[begin THE RECORDS]

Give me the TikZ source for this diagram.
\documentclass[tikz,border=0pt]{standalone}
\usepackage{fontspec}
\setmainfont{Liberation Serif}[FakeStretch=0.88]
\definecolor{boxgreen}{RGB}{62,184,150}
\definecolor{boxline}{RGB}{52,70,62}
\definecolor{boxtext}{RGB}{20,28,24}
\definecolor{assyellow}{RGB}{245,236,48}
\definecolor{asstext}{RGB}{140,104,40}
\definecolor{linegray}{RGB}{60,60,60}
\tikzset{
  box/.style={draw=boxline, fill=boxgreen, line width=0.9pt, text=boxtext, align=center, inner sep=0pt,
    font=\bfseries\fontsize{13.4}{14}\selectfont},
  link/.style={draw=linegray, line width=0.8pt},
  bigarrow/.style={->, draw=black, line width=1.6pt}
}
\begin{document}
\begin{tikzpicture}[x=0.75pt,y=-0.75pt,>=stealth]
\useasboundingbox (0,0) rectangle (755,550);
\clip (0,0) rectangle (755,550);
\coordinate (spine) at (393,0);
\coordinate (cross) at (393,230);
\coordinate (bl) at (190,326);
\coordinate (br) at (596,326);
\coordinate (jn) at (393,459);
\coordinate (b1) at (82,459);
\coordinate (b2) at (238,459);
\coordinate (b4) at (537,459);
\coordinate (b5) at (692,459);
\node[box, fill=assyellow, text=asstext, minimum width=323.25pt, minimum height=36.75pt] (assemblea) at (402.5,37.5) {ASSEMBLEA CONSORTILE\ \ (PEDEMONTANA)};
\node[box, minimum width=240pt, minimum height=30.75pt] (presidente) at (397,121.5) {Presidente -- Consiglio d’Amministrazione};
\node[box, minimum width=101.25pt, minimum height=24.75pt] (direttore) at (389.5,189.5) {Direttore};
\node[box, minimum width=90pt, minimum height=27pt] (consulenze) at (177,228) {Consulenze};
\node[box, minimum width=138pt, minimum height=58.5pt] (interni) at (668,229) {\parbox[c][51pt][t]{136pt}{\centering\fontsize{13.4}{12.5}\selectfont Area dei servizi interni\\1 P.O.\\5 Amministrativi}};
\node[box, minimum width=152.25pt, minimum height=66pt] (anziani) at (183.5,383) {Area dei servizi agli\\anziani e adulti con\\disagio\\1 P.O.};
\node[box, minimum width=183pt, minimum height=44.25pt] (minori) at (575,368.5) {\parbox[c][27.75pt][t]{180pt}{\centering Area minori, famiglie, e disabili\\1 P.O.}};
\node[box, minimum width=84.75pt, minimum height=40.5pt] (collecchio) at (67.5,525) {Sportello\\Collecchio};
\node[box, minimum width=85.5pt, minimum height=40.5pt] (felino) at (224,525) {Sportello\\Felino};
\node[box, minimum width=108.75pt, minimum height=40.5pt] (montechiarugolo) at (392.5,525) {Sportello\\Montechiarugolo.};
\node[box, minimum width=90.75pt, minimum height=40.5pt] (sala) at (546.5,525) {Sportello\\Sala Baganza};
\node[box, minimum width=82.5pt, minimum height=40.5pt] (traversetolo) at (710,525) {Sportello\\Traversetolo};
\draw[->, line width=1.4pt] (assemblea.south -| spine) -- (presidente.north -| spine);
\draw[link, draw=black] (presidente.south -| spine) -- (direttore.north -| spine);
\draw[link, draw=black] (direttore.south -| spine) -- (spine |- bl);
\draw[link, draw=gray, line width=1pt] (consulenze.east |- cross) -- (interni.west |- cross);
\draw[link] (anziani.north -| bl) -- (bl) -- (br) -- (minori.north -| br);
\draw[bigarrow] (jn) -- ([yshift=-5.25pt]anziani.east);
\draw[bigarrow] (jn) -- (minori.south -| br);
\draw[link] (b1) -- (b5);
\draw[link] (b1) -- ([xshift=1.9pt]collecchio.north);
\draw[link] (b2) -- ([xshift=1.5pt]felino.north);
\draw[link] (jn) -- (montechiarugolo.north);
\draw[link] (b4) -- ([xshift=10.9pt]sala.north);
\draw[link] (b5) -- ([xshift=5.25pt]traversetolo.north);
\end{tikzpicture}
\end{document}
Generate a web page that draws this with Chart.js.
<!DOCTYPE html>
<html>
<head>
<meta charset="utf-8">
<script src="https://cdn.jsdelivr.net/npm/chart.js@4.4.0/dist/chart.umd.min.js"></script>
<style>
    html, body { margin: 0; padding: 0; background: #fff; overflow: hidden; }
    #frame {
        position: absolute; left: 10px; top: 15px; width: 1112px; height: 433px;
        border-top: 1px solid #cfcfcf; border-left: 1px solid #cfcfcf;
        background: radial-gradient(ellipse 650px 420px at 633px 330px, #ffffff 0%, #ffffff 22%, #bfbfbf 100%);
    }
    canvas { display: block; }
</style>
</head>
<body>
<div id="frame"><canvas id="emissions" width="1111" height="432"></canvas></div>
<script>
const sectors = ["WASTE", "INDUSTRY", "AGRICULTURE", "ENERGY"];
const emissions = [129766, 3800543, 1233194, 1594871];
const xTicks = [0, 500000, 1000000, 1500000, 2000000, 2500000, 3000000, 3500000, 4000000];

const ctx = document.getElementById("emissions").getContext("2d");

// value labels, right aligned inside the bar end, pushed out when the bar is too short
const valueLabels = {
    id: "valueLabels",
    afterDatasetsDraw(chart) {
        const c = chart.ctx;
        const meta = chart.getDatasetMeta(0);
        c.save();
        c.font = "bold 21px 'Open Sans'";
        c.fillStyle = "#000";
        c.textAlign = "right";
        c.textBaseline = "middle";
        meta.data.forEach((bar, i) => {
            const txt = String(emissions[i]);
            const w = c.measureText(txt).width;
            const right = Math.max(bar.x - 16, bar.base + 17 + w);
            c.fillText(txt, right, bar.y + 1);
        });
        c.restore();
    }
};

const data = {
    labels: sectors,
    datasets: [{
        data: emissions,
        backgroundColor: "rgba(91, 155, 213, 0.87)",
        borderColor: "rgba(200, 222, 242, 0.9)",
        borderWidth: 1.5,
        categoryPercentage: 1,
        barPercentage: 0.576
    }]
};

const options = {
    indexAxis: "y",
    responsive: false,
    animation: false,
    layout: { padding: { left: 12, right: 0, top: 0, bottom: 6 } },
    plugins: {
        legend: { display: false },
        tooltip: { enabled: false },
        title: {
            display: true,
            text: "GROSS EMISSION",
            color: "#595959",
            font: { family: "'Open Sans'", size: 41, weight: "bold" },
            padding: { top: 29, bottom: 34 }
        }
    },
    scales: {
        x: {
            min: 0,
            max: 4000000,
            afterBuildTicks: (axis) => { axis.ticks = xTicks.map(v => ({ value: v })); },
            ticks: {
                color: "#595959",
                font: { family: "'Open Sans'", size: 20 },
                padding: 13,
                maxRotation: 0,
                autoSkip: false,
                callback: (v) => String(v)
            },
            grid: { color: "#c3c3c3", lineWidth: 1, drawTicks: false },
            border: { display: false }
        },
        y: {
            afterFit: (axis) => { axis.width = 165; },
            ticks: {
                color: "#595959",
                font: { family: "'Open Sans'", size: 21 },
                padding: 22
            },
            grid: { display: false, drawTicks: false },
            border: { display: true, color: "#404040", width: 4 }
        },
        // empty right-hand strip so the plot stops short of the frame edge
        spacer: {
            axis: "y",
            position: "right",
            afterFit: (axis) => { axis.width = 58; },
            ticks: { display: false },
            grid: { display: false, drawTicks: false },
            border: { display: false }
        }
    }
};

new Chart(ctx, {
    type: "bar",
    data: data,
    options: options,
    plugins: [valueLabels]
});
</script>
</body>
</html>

[end THE RECORDS]
[begin THE RECORDS]

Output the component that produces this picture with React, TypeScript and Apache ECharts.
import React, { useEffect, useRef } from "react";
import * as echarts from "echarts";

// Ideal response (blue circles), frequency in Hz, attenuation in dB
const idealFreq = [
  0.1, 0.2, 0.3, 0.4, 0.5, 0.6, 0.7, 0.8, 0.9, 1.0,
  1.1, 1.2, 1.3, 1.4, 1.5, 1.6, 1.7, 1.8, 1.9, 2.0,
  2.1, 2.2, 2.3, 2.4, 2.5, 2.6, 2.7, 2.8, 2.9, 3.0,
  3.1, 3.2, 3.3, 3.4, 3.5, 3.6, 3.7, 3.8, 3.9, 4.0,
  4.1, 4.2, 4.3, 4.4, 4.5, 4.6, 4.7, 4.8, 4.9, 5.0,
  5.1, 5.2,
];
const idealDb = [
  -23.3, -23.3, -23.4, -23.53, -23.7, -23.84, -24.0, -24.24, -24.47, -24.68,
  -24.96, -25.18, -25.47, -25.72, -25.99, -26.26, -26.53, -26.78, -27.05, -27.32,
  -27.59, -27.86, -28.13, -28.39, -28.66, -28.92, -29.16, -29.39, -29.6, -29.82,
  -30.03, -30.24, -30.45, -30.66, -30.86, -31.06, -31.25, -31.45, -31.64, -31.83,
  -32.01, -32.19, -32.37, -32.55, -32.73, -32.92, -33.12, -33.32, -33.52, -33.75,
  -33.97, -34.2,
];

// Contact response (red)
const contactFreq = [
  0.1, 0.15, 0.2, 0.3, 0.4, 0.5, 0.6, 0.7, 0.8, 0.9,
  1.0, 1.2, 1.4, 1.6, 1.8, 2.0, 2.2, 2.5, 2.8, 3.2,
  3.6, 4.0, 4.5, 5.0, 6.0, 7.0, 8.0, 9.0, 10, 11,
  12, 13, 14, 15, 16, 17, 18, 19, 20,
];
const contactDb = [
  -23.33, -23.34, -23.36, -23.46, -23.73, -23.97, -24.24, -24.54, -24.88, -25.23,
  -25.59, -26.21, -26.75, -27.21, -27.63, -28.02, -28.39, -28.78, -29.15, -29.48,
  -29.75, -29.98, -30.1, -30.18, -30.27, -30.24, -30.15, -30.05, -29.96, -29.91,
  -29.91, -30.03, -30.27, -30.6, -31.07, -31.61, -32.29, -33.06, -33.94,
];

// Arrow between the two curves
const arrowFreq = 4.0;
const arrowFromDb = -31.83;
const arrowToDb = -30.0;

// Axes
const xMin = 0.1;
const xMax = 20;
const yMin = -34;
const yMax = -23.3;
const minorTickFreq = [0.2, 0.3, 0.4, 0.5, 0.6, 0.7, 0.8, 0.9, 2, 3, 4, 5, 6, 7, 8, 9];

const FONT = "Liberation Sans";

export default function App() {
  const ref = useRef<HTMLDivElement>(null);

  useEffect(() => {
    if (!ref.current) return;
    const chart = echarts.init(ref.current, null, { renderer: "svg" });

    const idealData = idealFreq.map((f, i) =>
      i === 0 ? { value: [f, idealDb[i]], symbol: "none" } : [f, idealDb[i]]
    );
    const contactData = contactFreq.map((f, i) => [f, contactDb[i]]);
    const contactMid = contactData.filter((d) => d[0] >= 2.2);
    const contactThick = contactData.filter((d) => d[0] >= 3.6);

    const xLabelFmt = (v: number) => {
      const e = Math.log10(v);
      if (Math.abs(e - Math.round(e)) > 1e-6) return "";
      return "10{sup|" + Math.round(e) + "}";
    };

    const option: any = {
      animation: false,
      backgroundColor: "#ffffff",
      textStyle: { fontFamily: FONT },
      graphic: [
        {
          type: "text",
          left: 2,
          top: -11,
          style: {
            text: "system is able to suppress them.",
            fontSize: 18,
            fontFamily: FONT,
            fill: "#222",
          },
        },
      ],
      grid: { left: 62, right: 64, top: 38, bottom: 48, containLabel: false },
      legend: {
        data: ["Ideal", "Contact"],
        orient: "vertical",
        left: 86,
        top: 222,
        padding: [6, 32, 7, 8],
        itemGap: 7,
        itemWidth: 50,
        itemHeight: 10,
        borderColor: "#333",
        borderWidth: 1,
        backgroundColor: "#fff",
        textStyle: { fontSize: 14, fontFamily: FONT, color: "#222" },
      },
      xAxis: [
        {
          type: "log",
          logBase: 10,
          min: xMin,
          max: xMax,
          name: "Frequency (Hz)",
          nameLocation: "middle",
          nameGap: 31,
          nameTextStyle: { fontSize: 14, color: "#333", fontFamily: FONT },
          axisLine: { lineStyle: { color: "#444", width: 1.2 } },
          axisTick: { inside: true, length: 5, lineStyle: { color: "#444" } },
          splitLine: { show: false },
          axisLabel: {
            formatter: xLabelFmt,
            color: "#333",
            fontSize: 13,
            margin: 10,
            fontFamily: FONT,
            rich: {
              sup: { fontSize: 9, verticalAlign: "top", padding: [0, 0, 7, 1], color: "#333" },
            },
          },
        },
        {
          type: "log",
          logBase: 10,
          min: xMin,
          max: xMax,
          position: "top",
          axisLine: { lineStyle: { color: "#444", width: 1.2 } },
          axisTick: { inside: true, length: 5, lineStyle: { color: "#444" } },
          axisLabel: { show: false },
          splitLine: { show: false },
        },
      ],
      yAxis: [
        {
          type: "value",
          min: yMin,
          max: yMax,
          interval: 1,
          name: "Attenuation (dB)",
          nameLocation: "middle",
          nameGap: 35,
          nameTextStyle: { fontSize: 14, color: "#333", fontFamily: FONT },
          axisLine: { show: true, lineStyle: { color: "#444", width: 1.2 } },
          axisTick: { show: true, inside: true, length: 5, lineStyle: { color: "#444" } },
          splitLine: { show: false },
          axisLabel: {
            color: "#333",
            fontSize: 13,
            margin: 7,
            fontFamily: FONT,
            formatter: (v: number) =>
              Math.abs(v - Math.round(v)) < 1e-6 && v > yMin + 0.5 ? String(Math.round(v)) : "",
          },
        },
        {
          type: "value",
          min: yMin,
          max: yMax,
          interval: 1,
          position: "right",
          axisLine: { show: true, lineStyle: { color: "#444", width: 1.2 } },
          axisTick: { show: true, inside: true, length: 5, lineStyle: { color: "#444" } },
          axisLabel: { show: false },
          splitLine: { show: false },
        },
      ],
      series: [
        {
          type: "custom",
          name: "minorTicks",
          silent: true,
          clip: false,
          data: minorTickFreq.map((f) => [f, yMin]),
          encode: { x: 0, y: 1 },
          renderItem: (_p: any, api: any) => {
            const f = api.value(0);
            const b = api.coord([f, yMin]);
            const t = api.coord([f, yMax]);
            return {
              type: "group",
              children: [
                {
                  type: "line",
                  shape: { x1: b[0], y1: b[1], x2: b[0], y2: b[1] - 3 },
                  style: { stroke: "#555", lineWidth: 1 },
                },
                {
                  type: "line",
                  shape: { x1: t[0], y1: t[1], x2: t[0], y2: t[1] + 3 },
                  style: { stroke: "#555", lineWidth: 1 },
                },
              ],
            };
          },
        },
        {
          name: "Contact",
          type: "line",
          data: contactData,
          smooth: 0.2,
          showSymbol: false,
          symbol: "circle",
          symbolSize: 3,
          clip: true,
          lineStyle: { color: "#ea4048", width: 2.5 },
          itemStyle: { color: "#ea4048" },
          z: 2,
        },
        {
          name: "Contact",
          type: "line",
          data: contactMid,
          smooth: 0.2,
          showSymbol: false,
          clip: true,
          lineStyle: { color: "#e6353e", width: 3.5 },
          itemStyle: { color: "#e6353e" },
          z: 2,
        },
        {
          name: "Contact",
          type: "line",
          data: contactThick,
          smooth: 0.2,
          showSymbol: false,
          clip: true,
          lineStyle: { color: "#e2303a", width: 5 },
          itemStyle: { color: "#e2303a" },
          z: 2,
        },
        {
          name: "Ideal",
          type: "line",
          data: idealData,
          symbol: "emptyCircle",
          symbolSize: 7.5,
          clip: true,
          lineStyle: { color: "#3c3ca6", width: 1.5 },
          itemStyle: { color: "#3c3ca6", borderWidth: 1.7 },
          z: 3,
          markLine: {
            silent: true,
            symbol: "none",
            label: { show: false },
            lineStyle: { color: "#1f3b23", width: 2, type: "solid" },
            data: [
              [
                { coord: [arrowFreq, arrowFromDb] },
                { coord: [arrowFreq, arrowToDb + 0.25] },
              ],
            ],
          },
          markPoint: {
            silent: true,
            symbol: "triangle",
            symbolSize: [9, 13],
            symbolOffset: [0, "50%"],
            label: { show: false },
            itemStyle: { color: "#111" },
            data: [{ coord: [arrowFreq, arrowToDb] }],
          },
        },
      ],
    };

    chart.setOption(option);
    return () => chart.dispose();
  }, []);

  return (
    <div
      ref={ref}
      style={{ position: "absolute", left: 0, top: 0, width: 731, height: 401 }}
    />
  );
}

[end THE RECORDS]

§ **STATED TASK**
In the data above, find the line that contains "Output the component" and the line that contains "import * as". Repeat exactly those lines and every line between them, and only those.

§ **FINAL RESULT**
Output the component that produces this picture with React, TypeScript and Apache ECharts.
import React, { useEffect, useRef } from "react";
import * as echarts from "echarts";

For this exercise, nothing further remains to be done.